I use 2 of these 3 often:
  • orthoganal - along the grain front-back and left right, not diagonal. (in other words, normal plan view.)
  • 45° isometric : no perspective, when done with a section plane, trims everything above that out of the image. AFAIK, introduced to D&D/AD&D in the original Ravenloft module.
Not sure if it came before or after Ravenloft, but I think it's X13 Crown of Ancient Glory (if I'm remembering right) that turned me off isometric mapping forever.

A plan view with elevation markers will more than do. If it gets to the point where things overlap vertically, it's time to split that map into two levels.
  • Pespective. Distances reduce in plane of view by distance back; when I do this, the view is usually set on a 2m focal height but a <1m wall height.
Which risks hiding important features behind a wall, doesn't it?

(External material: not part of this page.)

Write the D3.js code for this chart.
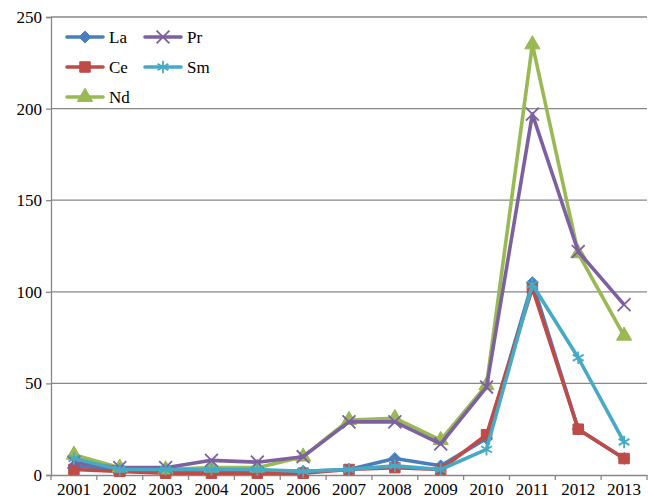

For example, if the map's view is looking north and there's a feature on the floor along the south wall of a room, the map won't be able to show it.
Many of the dungeons I create are hard to make sense of without isometric and/or perspective views, but I always make standard orthogonal top-down views via section planes.
You're willing to do more work than I, then, if you're making two maps of the same areas. :)

The one thing I will sometimes do is include a basic side view when it's not clear how things relate vertically.